Material:

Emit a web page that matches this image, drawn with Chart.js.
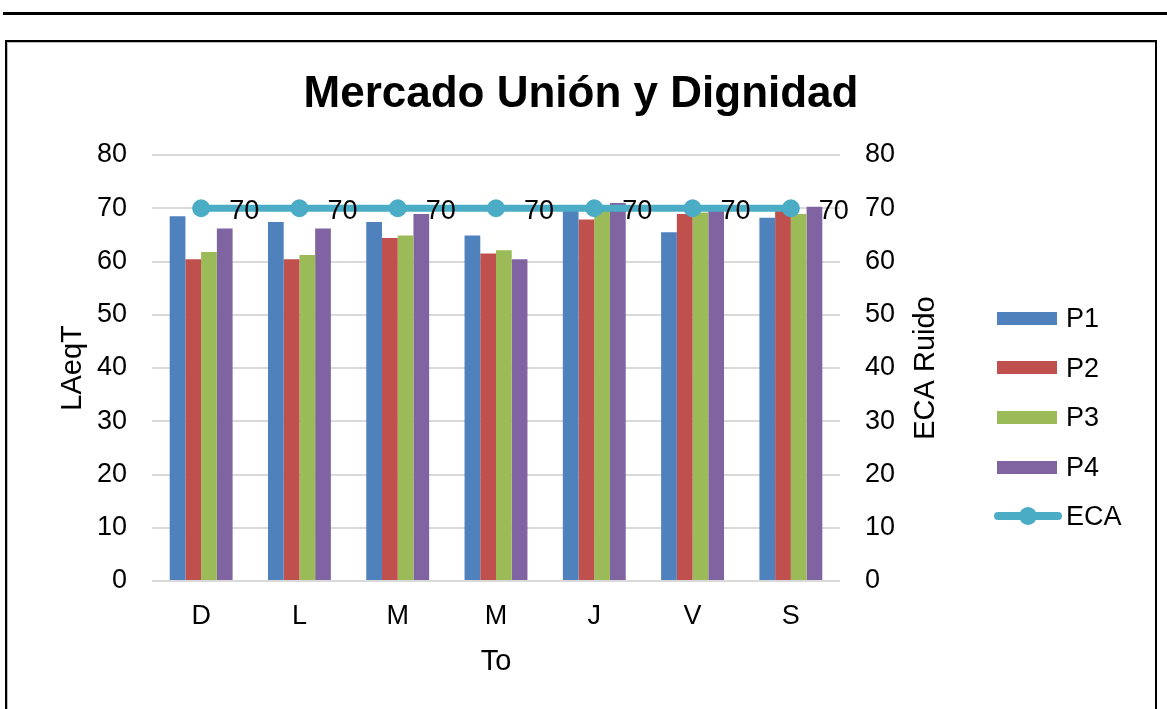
<!DOCTYPE html>
<html>
<head>
<meta charset="utf-8">
<script src="https://cdn.jsdelivr.net/npm/chart.js@4.4.1/dist/chart.umd.min.js"></script>
<style>
  html, body { margin:0; padding:0; background:#fff; width:1167px; height:709px; overflow:hidden; font-family:"Liberation Sans", Arial, sans-serif; }
  #topline { position:absolute; left:3px; top:12px; width:1164px; height:3px; background:#000; }
  #frame { position:absolute; left:5px; top:40px; width:1148px; height:720px; border:2px solid #000; box-shadow: inset 1px 1px 0 #bbb; }
  #c { position:absolute; left:8px; top:43px; }
  #legend { position:absolute; left:0; top:0; width:1167px; height:709px; pointer-events:none; }
  .li { position:absolute; left:994px; height:30px; display:flex; align-items:center; }
  .sw { width:60px; height:13px; margin-left:3px; }
  .lt { position:absolute; left:72px; font-size:27px; color:#000; white-space:nowrap; line-height:30px; top:0; }
  .ln { position:relative; width:68px; height:8px; border-radius:4px; background:#4BACC6; }
  .ln::after { content:""; position:absolute; left:25px; top:-5px; width:18px; height:18px; border-radius:50%; background:#4BACC6; }
</style>
</head>
<body>
<div id="topline"></div>
<div id="frame"></div>
<canvas id="c" width="1146" height="666"></canvas>
<div id="legend"></div>
<script>
const categories = ['D','L','M','M','J','V','S'];
const P1 = [68.5, 67.4, 67.4, 64.9, 70.0, 65.5, 68.2];
const P2 = [60.4, 60.4, 64.4, 61.5, 67.9, 68.9, 69.8];
const P3 = [61.8, 61.2, 64.9, 62.1, 70.2, 69.2, 68.9];
const P4 = [66.2, 66.2, 68.9, 60.4, 71.0, 69.8, 70.3];
const ECA = [70, 70, 70, 70, 70, 70, 70];
const seriesNames = ['P1','P2','P3','P4','ECA'];
const colors = ['#4F81BD','#C0504D','#9BBB59','#8064A2','#4BACC6'];
const chartTitle = 'Mercado Unión y Dignidad';
const yTitle = 'LAeqT';
const y2Title = 'ECA Ruido';
const xTitle = 'To';

const FONT = '"Liberation Sans", Arial, sans-serif';

const labelPlugin = {
  id: 'ecaLabels',
  afterDatasetsDraw(chart) {
    const ctx = chart.ctx;
    const meta = chart.getDatasetMeta(4);
    ctx.save();
    ctx.font = '27px ' + FONT;
    ctx.fillStyle = '#000';
    ctx.textAlign = 'left';
    ctx.textBaseline = 'middle';
    meta.data.forEach((pt, i) => {
      ctx.fillText(String(ECA[i]), pt.x + 28, pt.y + 3);
    });
    ctx.restore();
  }
};

const rightTitlePlugin = {
  id: 'rightTitle',
  afterDraw(chart) {
    const ctx = chart.ctx;
    const area = chart.chartArea;
    ctx.save();
    ctx.translate(918, (area.top + area.bottom) / 2);
    ctx.rotate(-Math.PI / 2);
    ctx.font = '29px ' + FONT;
    ctx.fillStyle = '#000';
    ctx.textAlign = 'center';
    ctx.textBaseline = 'middle';
    ctx.fillText(y2Title, 0, 0);
    ctx.restore();
  }
};

const barSets = [P1, P2, P3, P4].map((d, i) => ({
  type: 'bar',
  label: seriesNames[i],
  data: d,
  backgroundColor: colors[i],
  borderWidth: 0,
  categoryPercentage: 0.64,
  barPercentage: 1.0,
  yAxisID: 'y',
  order: 1
}));

new Chart(document.getElementById('c'), {
  data: {
    labels: categories,
    datasets: [...barSets, {
      type: 'line',
      label: seriesNames[4],
      data: ECA,
      borderColor: colors[4],
      backgroundColor: colors[4],
      borderWidth: 7,
      pointRadius: 9,
      pointBackgroundColor: colors[4],
      pointBorderWidth: 0,
      yAxisID: 'y2',
      order: 0
    }]
  },
  options: {
    responsive: false,
    animation: false,
    devicePixelRatio: 1,
    layout: { padding: 0 },
    plugins: {
      legend: { display: false },
      tooltip: { enabled: false },
      title: {
        display: true,
        text: chartTitle,
        color: '#000',
        font: { family: FONT, size: 44, weight: 'bold' },
        padding: { top: 25, bottom: 34.2 }
      }
    },
    scales: {
      x: {
        grid: { display: false },
        border: { display: false },
        ticks: { color: '#000', font: { family: FONT, size: 27 }, padding: 11 },
        title: { display: true, text: xTitle, color: '#000', font: { family: FONT, size: 29 }, padding: { top: 0, bottom: 30 } },
        afterFit(s) { s.height = 128; }
      },
      y: {
        position: 'left',
        min: 0, max: 80,
        ticks: { stepSize: 10, color: '#000', font: { family: FONT, size: 27 }, padding: 25 },
        grid: { color: '#D9D9D9', lineWidth: 2, drawTicks: false },
        border: { display: false },
        title: { display: true, text: yTitle, color: '#000', font: { family: FONT, size: 29 }, padding: { top: 48, bottom: 0 } },
        afterFit(s) { s.width = 144; }
      },
      y2: {
        position: 'right',
        min: 0, max: 80,
        ticks: { stepSize: 10, color: '#000', font: { family: FONT, size: 27 }, padding: 25 },
        grid: { drawOnChartArea: false, drawTicks: false },
        border: { display: false },
        afterFit(s) { s.width = 314; }
      }
    }
  },
  plugins: [labelPlugin, rightTitlePlugin]
});

// Legend (HTML)
const legendY = [318, 367.5, 417, 467, 516];
const lg = document.getElementById('legend');
seriesNames.forEach((n, i) => {
  const item = document.createElement('div');
  item.className = 'li';
  item.style.top = (legendY[i] - 15) + 'px';
  const sw = document.createElement('div');
  if (i < 4) { sw.className = 'sw'; sw.style.background = colors[i]; }
  else { sw.className = 'ln'; }
  item.appendChild(sw);
  const t = document.createElement('div');
  t.className = 'lt';
  t.textContent = n;
  item.appendChild(t);
  lg.appendChild(item);
});
</script>
</body>
</html>
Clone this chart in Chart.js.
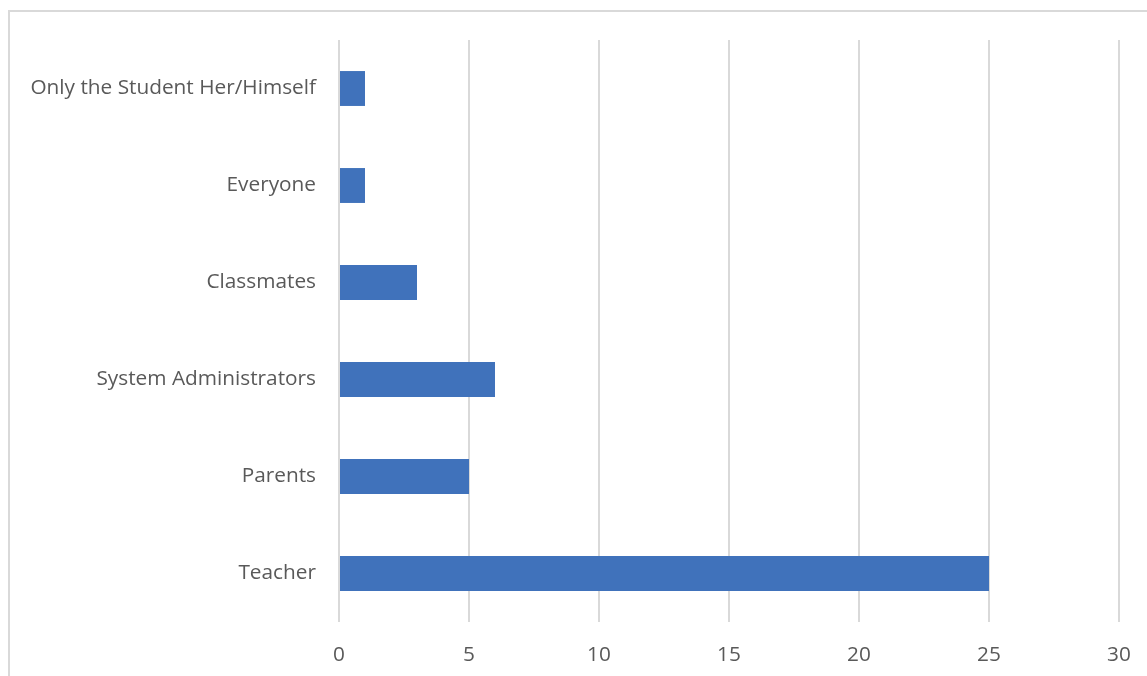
<!DOCTYPE html>
<html>
<head>
<meta charset="utf-8">
<script src="https://cdn.jsdelivr.net/npm/chart.js@4/dist/chart.umd.min.js"></script>
<style>
  body { margin: 0; background: #fff; overflow: hidden; }
  #frame {
    position: absolute; left: 8px; top: 10px;
    width: 1160px; height: 690px;
    border: 2px solid #d9d9d9;
  }
  #chart { position: absolute; left: 0; top: 0; }
</style>
</head>
<body>
<div id="frame"></div>
<canvas id="chart" width="1147" height="676"></canvas>
<script>
// who can see the results
const categories = [
    "Only the Student Her/Himself",
    "Everyone",
    "Classmates",
    "System Administrators",
    "Parents",
    "Teacher"
];
const counts = [1, 1, 3, 6, 5, 25];
const xTicks = [0, 5, 10, 15, 20, 25, 30];

const labelFont = { family: "'Open Sans', sans-serif", size: 20.8 };

new Chart(document.getElementById("chart"), {
    type: "bar",
    data: {
        labels: categories,
        datasets: [{
            data: counts,
            backgroundColor: "#4072bb",
            barPercentage: 0.36,
            categoryPercentage: 1
        }]
    },
    options: {
        indexAxis: "y",
        responsive: false,
        animation: false,
        layout: { padding: { top: 40, right: 28, left: 0, bottom: 0 } },
        plugins: { legend: { display: false }, tooltip: { enabled: false } },
        scales: {
            x: {
                min: 0,
                max: 30,
                afterBuildTicks: function (axis) {
                    axis.ticks = xTicks.map(function (v) { return { value: v }; });
                },
                afterFit: function (axis) {
                    axis.height = 54;
                    // keep the end labels from pushing the plot inwards
                    axis.paddingLeft = 0;
                    axis.paddingRight = 0;
                },
                grid: { color: "#d9d9d9", lineWidth: 2, drawTicks: false },
                border: { display: false },
                ticks: { color: "#595959", font: labelFont, padding: 21 }
            },
            y: {
                afterFit: function (axis) { axis.width = 339; },
                grid: { display: false, drawTicks: false },
                border: { display: false },
                ticks: { color: "#595959", font: labelFont, padding: 23 }
            }
        }
    }
});
</script>
</body>
</html>
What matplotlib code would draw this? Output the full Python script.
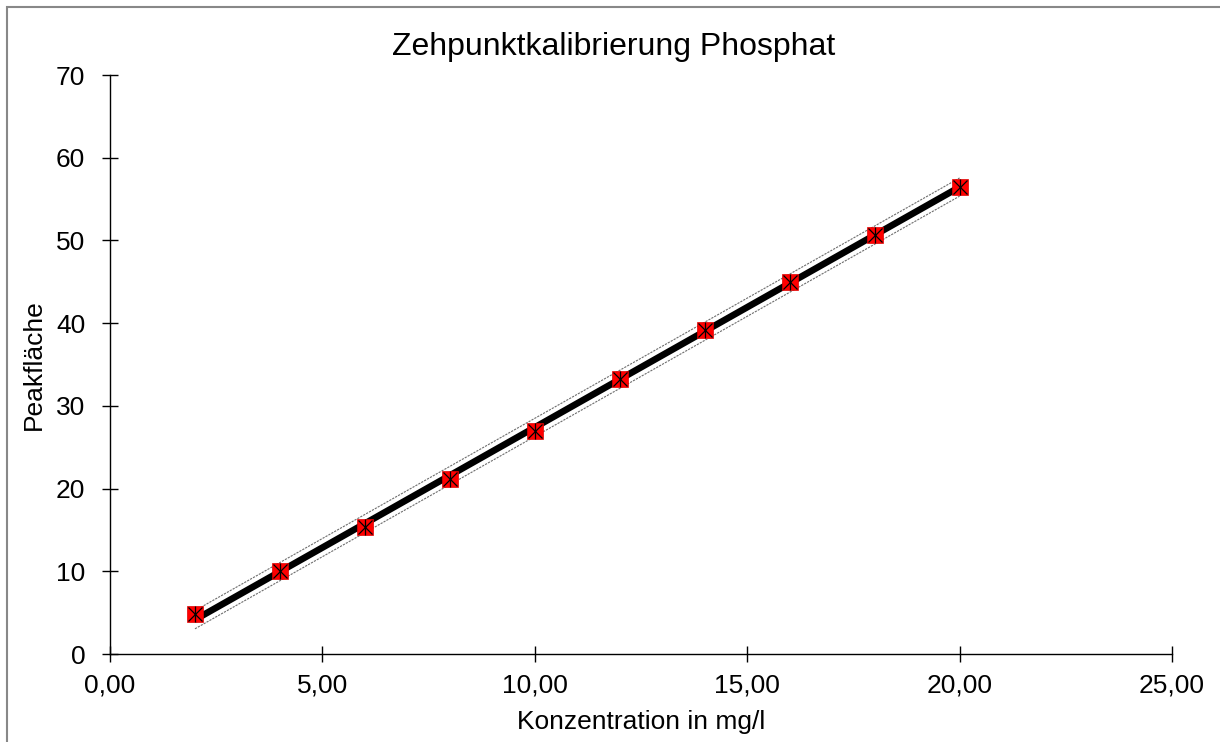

Task objective: Copy, from the material, each line that holds the string "script".

Final result:
<script src="https://cdn.jsdelivr.net/npm/chart.js@4.4.1/dist/chart.umd.min.js"></script>
<script>
</script>
<script src="https://cdn.jsdelivr.net/npm/chart.js@4/dist/chart.umd.min.js"></script>
<script>
</script>
What matplotlib code would draw this? Output the full Python script.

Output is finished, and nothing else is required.